Fain announced that the UAW will not expand its strikes against Ford; he called, however, for all parts distribution facilities for both GM and Stellantis to stand up and strike. The strikes will now impact 38 locations across 20 states and all nine regions of the UAW.
The union is seeking 40% wage increases, cost of living adjustments, profit sharing, expanded retirement benefits and a 32-hour work week. Automakers have proposed 20% wage increases over a four-year period and haven't budged on several of the union's non-wage-related demands.
Related: Former Ford CEO warns UAW members its leader is 'playing a dangerous game'
The union, which represents around 150,000 auto workers, began a series of rolling strikes Sept. 15. Currently, around 10% of union workers are on strike, a number that could soon spike.
GM president Mark Reuss, in an op-ed in the Detroit Free Press Sept. 20, said that the union's wage demand is excessive.
“We have delivered a record offer. That is a fact. It rightly rewards our team members, while positioning the company for success in the future," Reuss wrote. "Often in these situations, the clouds of rhetoric can obscure reality.”
With the union and automakers far apart, analysts, including Wedbush's Dan Ives, have picked out Tesla (TSLA) -), which employs non-union workers, as the ultimate winner of the conflict. An ongoing strike, Ives said, will hinder automakers' electric vehicle plans; a deal could increase costs to the point that Tesla becomes cemented as the true winner of the EV price war.
Former Ford CEO Mark Fields said that the duration of the strikes will depend on the union's flexibility in some of its demands.

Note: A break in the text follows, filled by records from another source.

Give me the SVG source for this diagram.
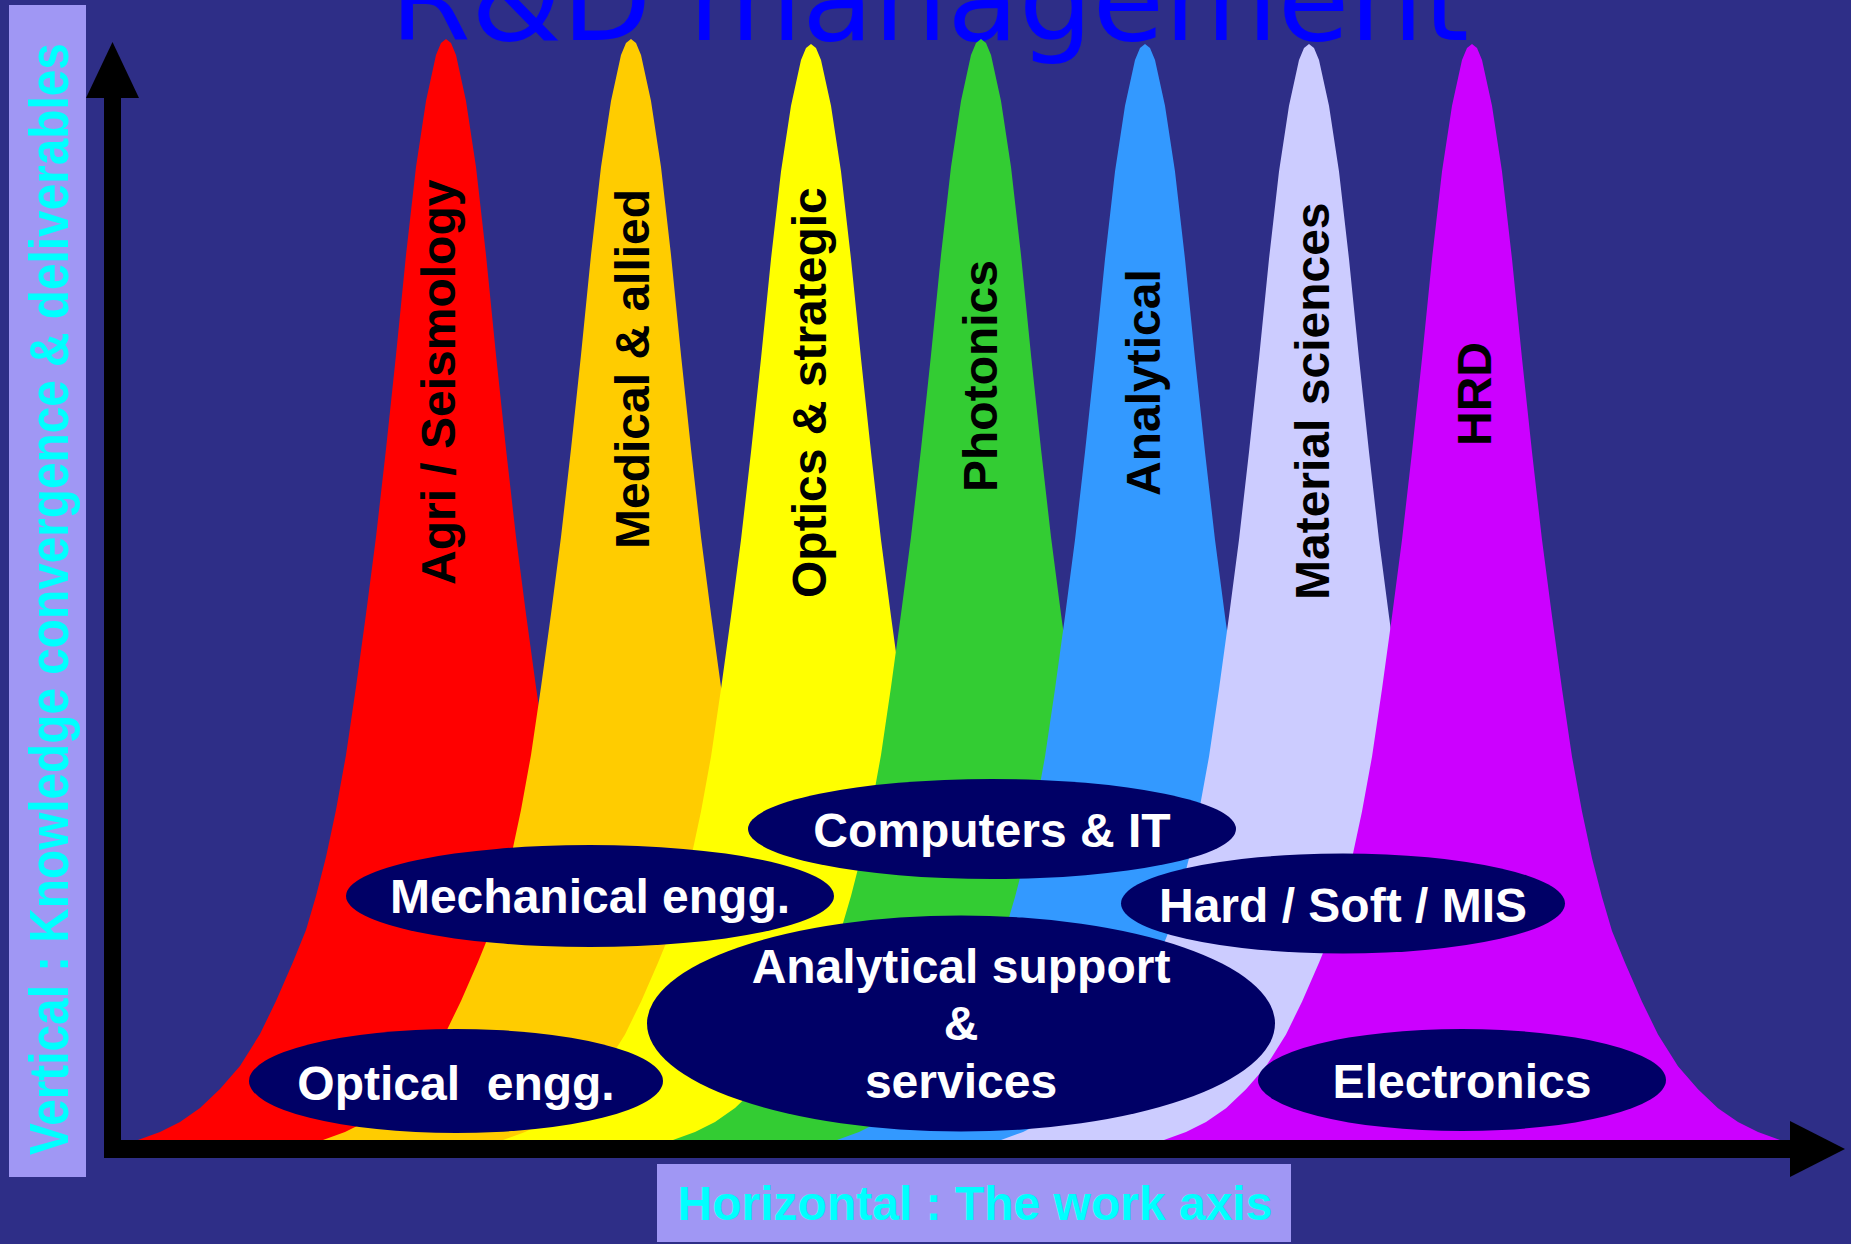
<svg xmlns="http://www.w3.org/2000/svg" xmlns:xlink="http://www.w3.org/1999/xlink" width="1851" height="1244" viewBox="0 0 1851 1244">
<style>
.t{font-family:"Liberation Sans",Arial,Helvetica,sans-serif;font-weight:bold;font-size:48px;}
.pk{fill:#000000;}
.ell{fill:#000066;}
.et{fill:#FFFFFF;text-anchor:middle;}
.ax{fill:#000000;}
.box{fill:#A097F4;}
.cy{fill:#00FFFF;}
.title{font-family:"DejaVu Sans",Verdana,sans-serif;font-size:116.5px;fill:#0000FF;}
</style>
<defs>
<path id="bell" d="M-310,8 L-308,0 L-286,-8 L-266,-18 L-246,-32 L-226,-51 L-206,-74 L-186,-106 L-170,-139 L-153,-178 L-140,-210 L-130,-244 L-120,-283 L-110,-330 L-100,-385 L-90,-453 L-80,-526 L-70,-603 L-60,-691 L-50,-785 L-40,-885 L-30,-973 L-20,-1039 L-10,-1085 L-5,-1097 L0,-1101 L5,-1097 L10,-1085 L20,-1039 L30,-973 L40,-885 L50,-785 L60,-691 L70,-603 L80,-526 L90,-453 L100,-385 L110,-330 L120,-283 L130,-244 L140,-210 L153,-178 L170,-139 L186,-106 L206,-74 L226,-51 L246,-32 L266,-18 L286,-8 L308,0 L310,8 Z"/>
</defs>
<rect x="0" y="0" width="1851" height="1244" fill="#2E2E87"/>
<text class="title" x="390" y="40">R&amp;D management</text>

<g id="peak-agri">
<use xlink:href="#bell" transform="translate(446,1140)" fill="#FF0000"/>
<text class="t pk" transform="translate(455,585) rotate(-90)">Agri / Seismology</text>
</g>
<g id="peak-medical">
<use xlink:href="#bell" transform="translate(631,1140)" fill="#FFCC00"/>
<text class="t pk" transform="translate(649,549) rotate(-90)">Medical &amp; allied</text>
</g>
<g id="peak-optics">
<use xlink:href="#bell" transform="translate(811,1140) scale(1,0.9955)" fill="#FFFF00"/>
<text class="t pk" transform="translate(826,598) rotate(-90)">Optics &amp; strategic</text>
</g>
<g id="peak-photonics">
<use xlink:href="#bell" transform="translate(981,1140)" fill="#33CC33"/>
<text class="t pk" transform="translate(997,492) rotate(-90)">Photonics</text>
</g>
<g id="peak-analytical">
<use xlink:href="#bell" transform="translate(1145,1140) scale(1,0.9955)" fill="#3399FF"/>
<text class="t pk" transform="translate(1160,496) rotate(-90)">Analytical</text>
</g>
<g id="peak-material">
<use xlink:href="#bell" transform="translate(1309,1140) scale(1,0.9955)" fill="#CCCCFF"/>
<text class="t pk" transform="translate(1329,600) rotate(-90)">Material sciences</text>
</g>
<g id="peak-hrd">
<use xlink:href="#bell" transform="translate(1472,1140) scale(1,0.9955)" fill="#CC00FF"/>
<text class="t pk" transform="translate(1491,446) rotate(-90)">HRD</text>
</g>

<g id="node-computers">
<ellipse class="ell" cx="992" cy="829" rx="244" ry="50"/>
<text class="t et" x="992" y="847">Computers &amp; IT</text>
</g>
<g id="node-mechanical">
<ellipse class="ell" cx="590" cy="896" rx="244" ry="51"/>
<text class="t et" x="590" y="913">Mechanical engg.</text>
</g>
<g id="node-hardsoft">
<ellipse class="ell" cx="1343" cy="903.5" rx="222" ry="50"/>
<text class="t et" x="1343" y="922">Hard / Soft / MIS</text>
</g>
<g id="node-analytical-support">
<ellipse class="ell" cx="961" cy="1023.5" rx="314" ry="108"/>
<text class="t et" x="961" y="983">Analytical support</text>
<text class="t et" x="961" y="1040">&amp;</text>
<text class="t et" x="961" y="1098">services</text>
</g>
<g id="node-optical">
<ellipse class="ell" cx="456" cy="1081" rx="207" ry="52"/>
<text class="t et" x="456" y="1100" xml:space="preserve">Optical  engg.</text>
</g>
<g id="node-electronics">
<ellipse class="ell" cx="1462" cy="1080" rx="204" ry="51"/>
<text class="t et" x="1462" y="1098">Electronics</text>
</g>

<g id="axes">
<rect class="ax" x="104" y="96" width="17" height="1062"/>
<polygon class="ax" points="112.5,42 86,98 139,98"/>
<rect class="ax" x="104" y="1140" width="1690" height="18"/>
<polygon class="ax" points="1790,1121 1845,1149 1790,1177"/>
</g>

<g id="label-vertical">
<rect class="box" x="9" y="5" width="77" height="1172"/>
<text class="t cy" transform="translate(68,1155) rotate(-90) scale(0.995,1.146)">Vertical : Knowledge convergence &amp; deliverables</text>
</g>
<g id="label-horizontal">
<rect class="box" x="657" y="1164" width="634" height="78"/>
<text class="t cy" x="975" y="1220" text-anchor="middle">Horizontal : The work axis</text>
</g>
</svg>
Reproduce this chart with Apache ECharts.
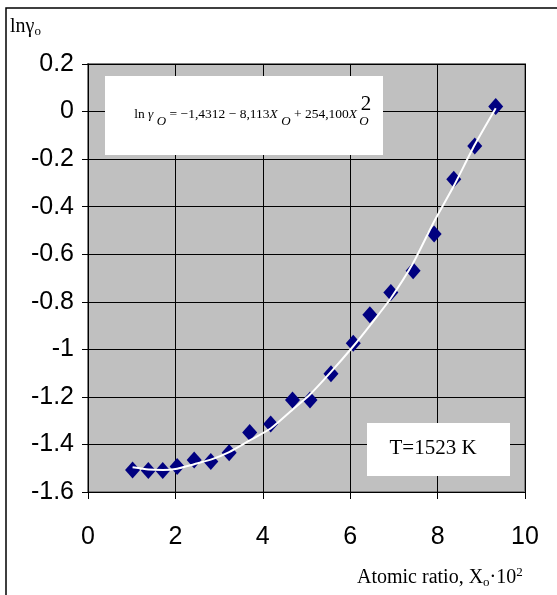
<!DOCTYPE html>
<html>
<head>
<meta charset="utf-8">
<script src="https://cdn.jsdelivr.net/npm/echarts@6/dist/echarts.min.js"></script>
<style>
html,body{margin:0;padding:0;background:#fff;}
#chart{width:557px;height:595px;}
</style>
</head>
<body>
<div id="chart"></div>
<script>
// Measured points: atomic ratio X_O·10^2 and ln gamma_O
const xData = [1.02, 1.38, 1.71, 2.04, 2.43, 2.81, 3.23, 3.70, 4.18, 4.68, 5.08, 5.56, 6.07, 6.45, 6.93, 7.44, 7.92, 8.37, 8.85, 9.33];
const yData = [-1.507, -1.510, -1.510, -1.493, -1.465, -1.472, -1.435, -1.350, -1.314, -1.213, -1.213, -1.103, -0.974, -0.855, -0.761, -0.669, -0.515, -0.285, -0.145, 0.021];
// Trend line values at the same X positions
const fitY = [-1.496, -1.505, -1.507, -1.502, -1.483, -1.464, -1.432, -1.383, -1.333, -1.254, -1.190, -1.095, -0.987, -0.900, -0.785, -0.637, -0.462, -0.313, -0.140, 0.014];
const xTicks = [0, 2, 4, 6, 8, 10];
const yTicks = [0.2, 0, -0.2, -0.4, -0.6, -0.8, -1, -1.2, -1.4, -1.6];

const points = xData.map((x, i) => [x, yData[i]]);
const fitLine = xData.map((x, i) => [x, fitY[i]]);

const chart = echarts.init(document.getElementById('chart'), null, {renderer: 'canvas'});
const serif = '"Liberation Serif", "Times New Roman", serif';
const sans = '"Liberation Sans", Arial, sans-serif';

chart.setOption({
  backgroundColor: '#ffffff',
  animation: false,
  grid: {
    left: 88, right: 32, top: 64, bottom: 103,
    show: true,
    backgroundColor: '#C0C0C0',
    borderColor: '#808080',
    borderWidth: 2
  },
  xAxis: {
    type: 'value',
    min: xTicks[0], max: xTicks[xTicks.length - 1], interval: 2,
    axisLine: {show: true, onZero: false, lineStyle: {color: '#000', width: 1}},
    axisTick: {show: true, inside: false, length: 7, lineStyle: {color: '#000'}},
    axisLabel: {color: '#000', fontSize: 25, fontFamily: sans, margin: 33},
    splitLine: {show: true, lineStyle: {color: '#000', width: 1}}
  },
  yAxis: {
    type: 'value',
    min: yTicks[yTicks.length - 1], max: yTicks[0], interval: 0.2,
    axisLine: {show: true, onZero: false, lineStyle: {color: '#000', width: 1}},
    axisTick: {show: true, inside: false, length: 6, lineStyle: {color: '#000'}},
    axisLabel: {color: '#000', fontSize: 25, fontFamily: sans, margin: 14,
      formatter: v => String(Math.round(v * 10) / 10)},
    splitLine: {show: true, lineStyle: {color: '#000', width: 1}}
  },
  series: [
    {
      type: 'scatter',
      data: points,
      symbol: 'diamond',
      symbolSize: [15, 17],
      itemStyle: {color: '#000080', opacity: 1},
      z: 2
    },
    {
      type: 'line',
      data: fitLine,
      showSymbol: false,
      smooth: 0.2,
      lineStyle: {color: '#ffffff', width: 2},
      z: 3
    }
  ],
  graphic: [
    {type: 'rect', shape: {x: 6, y: 8, width: 700, height: 700},
     style: {fill: 'none', stroke: '#000', lineWidth: 1.5}, z: 100},
    // y axis title
    {type: 'text', x: 10, y: 16,
     style: {text: '{a|lnγ}{s|o}', fill: '#000',
       rich: {a: {fontFamily: serif, fontSize: 20, fill: '#000'},
              s: {fontFamily: serif, fontSize: 13, fill: '#000', padding: [9, 0, 0, 0]}}}},
    // equation box
    {type: 'rect', shape: {x: 105, y: 76, width: 278, height: 79},
     style: {fill: '#fff', stroke: 'none'}, z: 50},
    {type: 'text', x: 357, y: 114, z: 51,
     style: {
       text: '{a|ln }{i|γ }{s|O}{a| = −1,4312 − 8,113}{i|X }{s|O}{a| + 254,100}{i|X}',
       align: 'right', verticalAlign: 'middle', fill: '#000',
       rich: {
         a: {fontFamily: serif, fontSize: 13.5, fill: '#000'},
         i: {fontFamily: serif, fontSize: 13.5, fontStyle: 'italic', fill: '#000'},
         s: {fontFamily: serif, fontSize: 13, fontStyle: 'italic', fill: '#000', padding: [16, 0, 0, 0]}
       }
     }},
    {type: 'text', x: 366, y: 104, z: 51,
     style: {text: '2', align: 'center', verticalAlign: 'middle', fontFamily: serif, fontSize: 21, fill: '#000'}},
    {type: 'text', x: 364, y: 122, z: 51,
     style: {text: 'O', align: 'center', verticalAlign: 'middle', fontFamily: serif, fontSize: 13, fontStyle: 'italic', fill: '#000'}},
    // temperature box
    {type: 'rect', shape: {x: 367, y: 423, width: 143, height: 53},
     style: {fill: '#fff', stroke: 'none'}, z: 50},
    {type: 'text', x: 433, y: 448, z: 51,
     style: {text: 'T=1523 K', align: 'center', verticalAlign: 'middle', fontFamily: serif, fontSize: 21, fill: '#000'}},
    // x axis title
    {type: 'text', x: 357, y: 578,
     style: {text: '{a|Atomic ratio, X}{s|o}{a|·10}{p|2}', verticalAlign: 'middle', fill: '#000',
       rich: {a: {fontFamily: serif, fontSize: 20, fill: '#000'},
              s: {fontFamily: serif, fontSize: 13, fill: '#000', padding: [10, 0, 0, 0]},
              p: {fontFamily: serif, fontSize: 13, fill: '#000', padding: [0, 0, 10, 0]}}}}
  ]
});
</script>
</body>
</html>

"It's going to come down to how hard the UAW wants to push on these non-wage demands. Shorter work week, retiree healthcare, those are busting the balance sheets and would add trillions of dollars to the cost structure of the automakers," Fields told CNBC. "They just cannot afford that because they have to compete with Tesla."
In the wake of several recent union wins — the UPS and Teamsters deal, among them — and several prominent ongoing strikes, Fields thinks that the UAW is overplaying its hand.
"Workers in these unions are saying 'hey, we have some momentum, we have other unions that have gotten some very big gains, now it's our turn, because one, let's take advantage of that momentum, and two, we as our union have to prove that we can deliver for our members.'"
The UAW, according to a leaked message from the union's communications director Jonah Furman, is prepared to keep the pressure on for months.
"(I)f we can keep them wounded for months they don't know what to do. The beauty is we've laid it all out in the public and they're still helpless to stop it," Furman, first reported by the Detroit News, said. "And creating compression points of national attention for them to do the right thing is way different than just waiting for a month for the next offer."